Being one of the people in the Bible must be one of those mixed blessings. In exchange for having names remembered for millennia, sins are remembered as well. Adam and Eve’s rebellion, Cain’s murder, Noah’s drunkenness, Abraham’s lies, Isaac and Rebecca’s favoritism, Jacob’s scheming, Esau’s murderous anger – the list goes on and on. There are their sins, often explained in excruciating detail for us to read, learn from and for generations of preachers to dissect and analyze.

            One of the most spectacular series of sins was David’s liaison with Bathsheba. It has it all: A man being where he shouldn’t be looking where he ought not; a woman careless or maybe not so careless about revealing herself; a sexual tryst followed by a desperate effort to cover it; the treachery of murder augmented by sending the orders for the dark deed in the victim’s hand; the hardened heart of a man who thought he had fooled everyone. Typical of sin, there is the self-deception of the sinner that makes a person think that the rules that apply for everyone else have somehow been suspended for me. There is the effort to create a smokescreen of righteousness to fool the unsuspecting people around. As almost always happens with sin, there is an innocent victim who is injured by the betrayal of one who has been trusted.
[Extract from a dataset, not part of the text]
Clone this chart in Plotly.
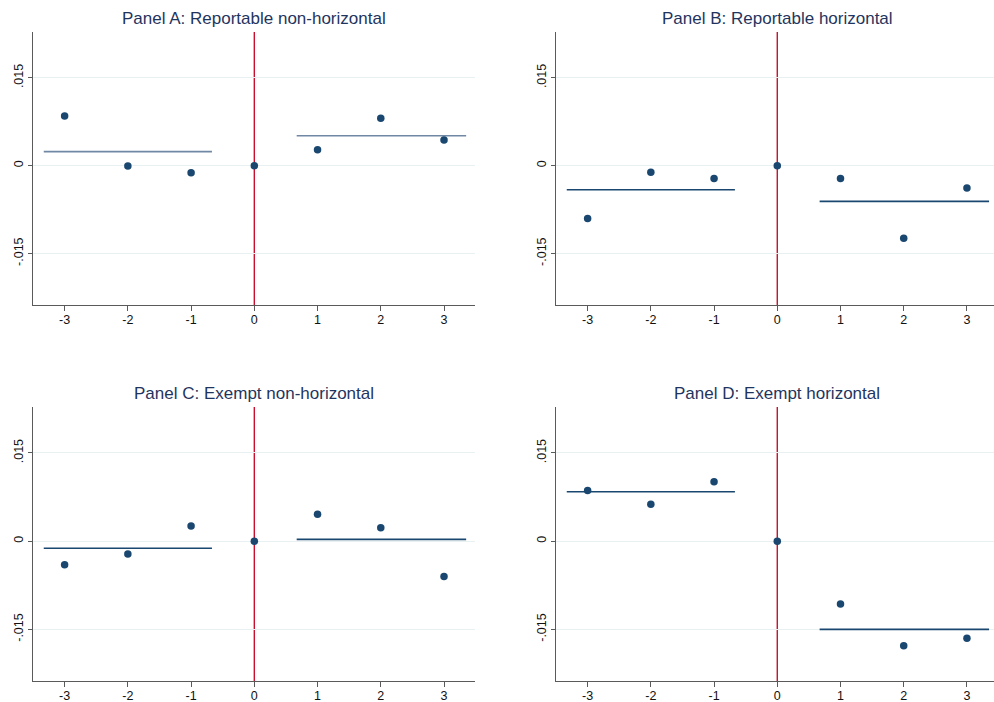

            In a moment of the highest drama, Nathan the prophet interrupts the sinful serenity of David. His tale of a rich sheep stealer raises the wrath of King David who, in his hypocritical rage, declares that the man should not only repay fourfold but that he should die as well. Like a lightning strike, Nathan extends his arm, points his finger and with the stone-willed resolve that comes to the prophet of God he says, “You are the man!” In that moment of public exposure the fortress of deceit crumbles and David sees what previously he had averted his eyes. He does not see the luxurious palace, or the golden crown, the bowing servants or the sumptuous feasts. No. Nathan’s accusation is the mirror that lets David see the wretchedness of his soul, the rot of forsaken righteousness, the putrid stench of spiritual decay. He sees that he who once wrote “the Lord is my shepherd” has now become the wolf whose teeth are bloodied from a vicious attack upon the sheep. His guilt weighed heavy upon him, crushing him into utter repentance. And it is all there for us to read whenever we want.

            How would it be if our worst moment were written for all to read and consider? Could we be like David, kidding ourselves that what we did was not so very bad? If exposed would we be like those people on television we see that cover their faces with their coats to hide from the cameras? Is it possible that to share David’s delusion that blinds us from the depth of our sin until exposed to the light of day?

            Perhaps one of the most effective tools the Holy Spirit uses to convict of sin is to hold a mirror to allow us to see not only what we have done but what we are capable of. The superficiality of the 21st Century has us believe that we are not so sinful, that we ought not to dwell on those things that make us feel bad about ourselves. Positive self-image is the key to mental health, we are told. But how can we grasp the wonders of grace if we have not plumbed the depths of our sinfulness? If I have found myself lost in a windowless maze of blackened walls I know to charge through the welcome exit. If I have been in a prison cell, breathing my own stale air with no place to sit or rest, I do not hesitate to run to the open door. If I have been treading water in an ocean devoid of land, I lunge at the rope that is thrown for my rescue. And if I can but see as David did, the full extent of the horror of my sin I fall at the bleeding feet of the Savior whose scarred hands reach out to me in grace. And the alchemy of grace changes my lead heart into gold.

            Herbert Booth put it in song:

            Savior, hear me while before Thy feet

            I the record of my sins repeat.

            Stained with guilt, myself abhorring,

            Filled with grief, my soul outpouring;

            Canst Thou still in mercy think of me,

            Stoop to set my shackled spirit free,

            Raise my sinking heart and bid me be

                        Thy child once more?

 

            Grace there is my every debt to pay,

            Blood to wash my every sin away,

            Power to keep me spotless day by day,

                        For me! For me!